HCS gradute students, Yiyun Lin, Katie D'Amico, and Matthew Willman won at the CFAES Annual Research Conference Poster Competition on April 22, 2019.
1st place in Doctorate category
Flower longevity is an important characteristic of floriculture crops. When flowers senesce, ornamental plants lose their aesthetic and economic value. However, the regulatory mechanisms involved in flower petal senescence are complex and not well understood. Although nutrient mobilization is considered important in the regulation of flower petal senescence, there is a lack of genetic evidence to substantiate the roles of nutrient mobilization-related genes during this process. A recent transcriptomic study of Petunia × hybrida corollas identified nutrient mobilization-related autophagy and nuclease genes that are differentially regulated during petal senescence. We hypothesized that altering the expression level of nutrient mobilization-related genes will decrease flower longevity and affect other flower features. To test this hypothesis, individual genes were knocked down using virus-induced gene silencing (VIGS) in Petunia × hybrida ‘Picobella Blue’. Our results indicate that the knockdown of Petunia Endonuclease 1 (PhNUC1) resulted in delayed flowering and early senescence. For the autophagy genes tested, our results show that the knockdown of Autophagy Gene 8d (PhATG8d) induced delayed flowering time, the knockdown of Autophagy Gene 6 (PhATG6) resulted in early flower senescence and lower total flower dry weight, and knocking down Phosphoinositide 3-kinase (PhPI3K) gene caused reduced flower dry weight in petunia. The genes identified in this study will be further tested using stable genetic engineering and genome editing. The results of this project will be fundamental for future studies of flower petal senescence and will provide genetic information for future floriculture crop improvement.

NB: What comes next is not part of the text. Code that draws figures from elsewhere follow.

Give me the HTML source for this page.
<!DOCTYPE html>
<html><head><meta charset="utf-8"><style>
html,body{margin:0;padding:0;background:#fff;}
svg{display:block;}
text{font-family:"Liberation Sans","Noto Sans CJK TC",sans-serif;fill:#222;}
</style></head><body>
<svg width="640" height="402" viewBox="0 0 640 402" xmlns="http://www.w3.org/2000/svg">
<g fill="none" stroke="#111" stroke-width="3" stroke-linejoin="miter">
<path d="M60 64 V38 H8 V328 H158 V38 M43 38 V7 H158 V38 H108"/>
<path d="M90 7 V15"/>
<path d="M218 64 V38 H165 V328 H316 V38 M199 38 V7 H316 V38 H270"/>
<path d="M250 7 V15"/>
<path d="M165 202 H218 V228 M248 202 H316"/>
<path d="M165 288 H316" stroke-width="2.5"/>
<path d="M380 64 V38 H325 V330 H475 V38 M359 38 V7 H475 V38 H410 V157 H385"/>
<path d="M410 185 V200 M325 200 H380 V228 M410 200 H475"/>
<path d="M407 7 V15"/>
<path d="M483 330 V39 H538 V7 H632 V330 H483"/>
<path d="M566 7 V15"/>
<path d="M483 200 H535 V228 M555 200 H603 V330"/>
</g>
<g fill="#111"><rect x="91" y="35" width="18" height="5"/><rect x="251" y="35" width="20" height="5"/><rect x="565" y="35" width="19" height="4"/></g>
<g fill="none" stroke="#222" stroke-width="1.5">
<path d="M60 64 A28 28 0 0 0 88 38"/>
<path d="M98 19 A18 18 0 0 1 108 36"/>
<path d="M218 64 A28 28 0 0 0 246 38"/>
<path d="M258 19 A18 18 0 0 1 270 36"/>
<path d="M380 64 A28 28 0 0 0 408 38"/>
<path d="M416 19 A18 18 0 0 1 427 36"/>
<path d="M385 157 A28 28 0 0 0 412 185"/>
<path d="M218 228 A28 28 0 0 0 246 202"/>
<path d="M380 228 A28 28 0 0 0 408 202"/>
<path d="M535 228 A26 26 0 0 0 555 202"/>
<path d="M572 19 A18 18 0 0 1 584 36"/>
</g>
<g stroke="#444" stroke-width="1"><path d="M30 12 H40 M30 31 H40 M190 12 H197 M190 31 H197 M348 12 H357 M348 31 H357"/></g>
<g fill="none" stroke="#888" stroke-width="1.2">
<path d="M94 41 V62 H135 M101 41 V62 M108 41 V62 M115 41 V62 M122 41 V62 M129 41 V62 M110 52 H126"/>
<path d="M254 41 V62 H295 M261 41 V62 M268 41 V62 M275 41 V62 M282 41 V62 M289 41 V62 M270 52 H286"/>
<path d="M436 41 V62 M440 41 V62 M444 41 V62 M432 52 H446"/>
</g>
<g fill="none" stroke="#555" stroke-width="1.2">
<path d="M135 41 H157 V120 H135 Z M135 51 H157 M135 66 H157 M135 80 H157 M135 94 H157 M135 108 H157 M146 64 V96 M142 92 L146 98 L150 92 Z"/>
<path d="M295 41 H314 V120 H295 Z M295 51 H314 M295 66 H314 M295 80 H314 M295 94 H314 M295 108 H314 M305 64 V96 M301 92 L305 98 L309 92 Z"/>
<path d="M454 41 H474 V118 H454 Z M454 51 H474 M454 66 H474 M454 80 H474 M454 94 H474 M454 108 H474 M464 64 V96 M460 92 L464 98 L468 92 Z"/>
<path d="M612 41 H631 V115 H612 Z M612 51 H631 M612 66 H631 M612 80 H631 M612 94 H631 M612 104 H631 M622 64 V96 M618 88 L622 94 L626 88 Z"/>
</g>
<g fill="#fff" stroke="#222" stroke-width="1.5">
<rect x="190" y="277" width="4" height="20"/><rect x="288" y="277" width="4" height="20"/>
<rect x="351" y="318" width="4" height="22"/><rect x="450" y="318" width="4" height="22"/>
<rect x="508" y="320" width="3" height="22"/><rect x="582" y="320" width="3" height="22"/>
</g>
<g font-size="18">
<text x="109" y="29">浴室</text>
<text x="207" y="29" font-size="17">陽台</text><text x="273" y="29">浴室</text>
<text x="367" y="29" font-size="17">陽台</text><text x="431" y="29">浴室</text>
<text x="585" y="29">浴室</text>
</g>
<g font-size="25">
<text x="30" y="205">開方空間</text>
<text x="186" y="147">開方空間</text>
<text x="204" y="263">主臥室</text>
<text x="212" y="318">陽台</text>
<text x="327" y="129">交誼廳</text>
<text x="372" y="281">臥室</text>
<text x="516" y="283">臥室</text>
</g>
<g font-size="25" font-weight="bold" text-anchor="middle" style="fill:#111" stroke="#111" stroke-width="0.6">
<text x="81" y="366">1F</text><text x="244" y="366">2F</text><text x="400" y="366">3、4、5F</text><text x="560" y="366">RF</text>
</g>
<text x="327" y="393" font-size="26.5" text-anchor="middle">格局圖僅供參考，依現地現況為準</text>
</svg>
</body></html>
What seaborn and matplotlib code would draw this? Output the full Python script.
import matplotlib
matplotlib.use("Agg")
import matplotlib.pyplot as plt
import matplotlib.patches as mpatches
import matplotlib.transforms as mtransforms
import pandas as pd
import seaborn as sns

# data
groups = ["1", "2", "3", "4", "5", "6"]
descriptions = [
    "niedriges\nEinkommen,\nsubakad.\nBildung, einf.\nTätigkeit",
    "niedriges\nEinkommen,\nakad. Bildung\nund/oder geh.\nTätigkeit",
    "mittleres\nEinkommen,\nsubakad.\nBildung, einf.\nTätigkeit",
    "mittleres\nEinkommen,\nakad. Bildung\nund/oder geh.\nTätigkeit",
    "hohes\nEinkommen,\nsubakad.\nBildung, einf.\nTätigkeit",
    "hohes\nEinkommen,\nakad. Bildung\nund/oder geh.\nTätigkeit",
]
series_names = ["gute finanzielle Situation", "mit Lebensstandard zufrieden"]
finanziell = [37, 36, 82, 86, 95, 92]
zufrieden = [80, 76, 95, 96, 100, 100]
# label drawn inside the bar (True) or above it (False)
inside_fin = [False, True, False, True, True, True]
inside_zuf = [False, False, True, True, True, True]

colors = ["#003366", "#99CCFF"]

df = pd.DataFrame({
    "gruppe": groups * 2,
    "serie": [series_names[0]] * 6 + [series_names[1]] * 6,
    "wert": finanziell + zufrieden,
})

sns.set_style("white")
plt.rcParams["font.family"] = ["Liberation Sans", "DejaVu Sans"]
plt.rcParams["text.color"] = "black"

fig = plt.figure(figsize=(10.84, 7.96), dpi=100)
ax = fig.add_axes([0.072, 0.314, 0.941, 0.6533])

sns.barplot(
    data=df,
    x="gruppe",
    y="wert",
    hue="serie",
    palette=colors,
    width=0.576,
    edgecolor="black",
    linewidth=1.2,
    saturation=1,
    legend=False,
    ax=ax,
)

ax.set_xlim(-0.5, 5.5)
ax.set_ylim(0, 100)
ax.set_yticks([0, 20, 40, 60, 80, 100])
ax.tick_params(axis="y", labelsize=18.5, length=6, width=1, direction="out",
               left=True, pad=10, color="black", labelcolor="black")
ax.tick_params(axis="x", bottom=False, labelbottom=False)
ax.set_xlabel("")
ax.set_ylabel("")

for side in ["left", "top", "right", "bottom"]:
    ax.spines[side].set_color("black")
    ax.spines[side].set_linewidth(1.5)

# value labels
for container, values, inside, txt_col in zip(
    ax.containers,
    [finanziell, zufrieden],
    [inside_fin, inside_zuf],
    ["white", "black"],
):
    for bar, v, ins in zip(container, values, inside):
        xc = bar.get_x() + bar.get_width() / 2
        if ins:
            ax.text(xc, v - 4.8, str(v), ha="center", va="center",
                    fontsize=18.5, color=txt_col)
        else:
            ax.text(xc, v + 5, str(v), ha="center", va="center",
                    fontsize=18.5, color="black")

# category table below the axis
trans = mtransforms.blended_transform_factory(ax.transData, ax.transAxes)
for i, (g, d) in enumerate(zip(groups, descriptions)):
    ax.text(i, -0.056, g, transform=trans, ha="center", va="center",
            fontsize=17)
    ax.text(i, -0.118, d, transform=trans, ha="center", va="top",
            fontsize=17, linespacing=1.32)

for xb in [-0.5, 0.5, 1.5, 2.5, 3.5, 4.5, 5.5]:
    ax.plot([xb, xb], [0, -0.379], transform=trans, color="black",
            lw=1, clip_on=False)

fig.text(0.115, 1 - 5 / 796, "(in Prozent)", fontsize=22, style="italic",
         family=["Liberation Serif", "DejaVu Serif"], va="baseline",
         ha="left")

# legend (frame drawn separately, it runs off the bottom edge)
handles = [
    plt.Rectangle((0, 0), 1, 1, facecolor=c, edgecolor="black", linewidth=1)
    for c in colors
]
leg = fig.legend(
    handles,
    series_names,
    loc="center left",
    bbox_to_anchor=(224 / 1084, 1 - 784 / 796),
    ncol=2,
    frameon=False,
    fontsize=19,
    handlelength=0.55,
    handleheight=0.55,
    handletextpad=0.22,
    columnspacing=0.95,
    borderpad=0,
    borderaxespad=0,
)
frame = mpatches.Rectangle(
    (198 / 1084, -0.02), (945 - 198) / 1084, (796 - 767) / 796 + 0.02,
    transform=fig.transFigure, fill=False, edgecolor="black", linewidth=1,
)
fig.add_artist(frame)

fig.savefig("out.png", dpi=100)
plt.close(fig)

2nd place in the Doctorate categroy.
The research presented in my CFAES conference poster is part of a larger project examining the genetic mechanisms underlying non-infectious bud-failure exhibition in almond. Almond is a valuable U.S. nut crop and incidence of bud-failure negatively impacts yield, affecting both growers and consumers. The goal of our project is to identify predictive biomarkers that can be used by almond producers to screen almond germplasm for bud-failure potential. My poster highlights an experiment profiling two sets of identical twin almond trees where one twin in each set exhibits bud-failure while the other twin remains bud-failure free. We are specifically interested in identifying differences in DNA methylation, a specific type of epigenetic alteration that is hypothesized to play a role in bud-failure exhibition. After generating the DNA methylation profiles for each twin, I compared those profiles to identify regions of differential methylation between twins with bud-failure and those that are bud-failure free. Based on this work, I was able to locate several regions of differential methylation that contain or are near-to genes of interest. These genes may contribute to bud-failure exhibition, and the DNA methylation profiles could potentially be used as predictive biomarkers of bud-failure exhibition.

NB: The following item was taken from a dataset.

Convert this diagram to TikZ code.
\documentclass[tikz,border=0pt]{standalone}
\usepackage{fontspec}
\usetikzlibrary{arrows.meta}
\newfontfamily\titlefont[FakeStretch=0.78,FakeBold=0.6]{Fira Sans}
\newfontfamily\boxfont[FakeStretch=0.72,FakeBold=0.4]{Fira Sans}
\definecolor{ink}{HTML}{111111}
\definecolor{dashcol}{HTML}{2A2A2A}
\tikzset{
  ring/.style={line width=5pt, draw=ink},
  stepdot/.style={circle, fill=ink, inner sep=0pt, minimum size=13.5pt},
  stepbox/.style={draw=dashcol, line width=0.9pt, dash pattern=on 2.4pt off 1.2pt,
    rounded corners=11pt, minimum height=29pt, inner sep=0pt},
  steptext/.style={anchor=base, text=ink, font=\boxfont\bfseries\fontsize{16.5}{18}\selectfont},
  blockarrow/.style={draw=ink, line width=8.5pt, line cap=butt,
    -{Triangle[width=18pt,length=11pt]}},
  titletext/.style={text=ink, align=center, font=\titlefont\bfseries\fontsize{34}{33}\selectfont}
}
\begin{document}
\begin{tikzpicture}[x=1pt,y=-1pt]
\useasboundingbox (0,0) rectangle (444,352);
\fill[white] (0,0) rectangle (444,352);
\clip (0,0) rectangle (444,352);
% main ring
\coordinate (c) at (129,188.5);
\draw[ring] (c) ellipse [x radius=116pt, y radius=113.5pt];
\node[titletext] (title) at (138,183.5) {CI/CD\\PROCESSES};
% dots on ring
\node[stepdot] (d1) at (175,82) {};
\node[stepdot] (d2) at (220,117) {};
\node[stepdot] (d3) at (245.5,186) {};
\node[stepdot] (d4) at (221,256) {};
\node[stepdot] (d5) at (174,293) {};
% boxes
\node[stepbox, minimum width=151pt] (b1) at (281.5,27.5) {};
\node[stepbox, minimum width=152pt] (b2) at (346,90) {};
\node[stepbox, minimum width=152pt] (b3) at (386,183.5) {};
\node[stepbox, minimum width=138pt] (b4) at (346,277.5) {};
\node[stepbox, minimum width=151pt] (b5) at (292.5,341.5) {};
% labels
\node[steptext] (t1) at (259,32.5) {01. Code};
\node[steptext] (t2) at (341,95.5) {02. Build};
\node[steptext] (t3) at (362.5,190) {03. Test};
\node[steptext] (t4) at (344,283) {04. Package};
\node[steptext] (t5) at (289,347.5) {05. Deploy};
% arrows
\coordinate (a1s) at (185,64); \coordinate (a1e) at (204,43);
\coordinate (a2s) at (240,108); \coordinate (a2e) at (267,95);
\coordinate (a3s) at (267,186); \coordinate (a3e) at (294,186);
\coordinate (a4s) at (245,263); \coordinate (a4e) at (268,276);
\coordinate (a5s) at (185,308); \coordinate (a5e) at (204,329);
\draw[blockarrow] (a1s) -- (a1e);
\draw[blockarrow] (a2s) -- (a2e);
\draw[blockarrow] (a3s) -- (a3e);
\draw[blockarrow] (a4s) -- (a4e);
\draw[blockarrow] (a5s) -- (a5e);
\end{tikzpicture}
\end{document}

3rd place in the Masters category.
Genetic mapping of pomological traits is limited for black raspberry (BR) and small fruit crops in general. In this study, data produced from a multiple-environment trial of two BR mapping populations were used to estimate quantitative trait loci and define genotype-by-environment interactions for BR fruit quality traits. Findings are expected to guide further genetic characterization of fruit quality, management of breeding germplasm, and development of improved BR cultivars for U.S. production.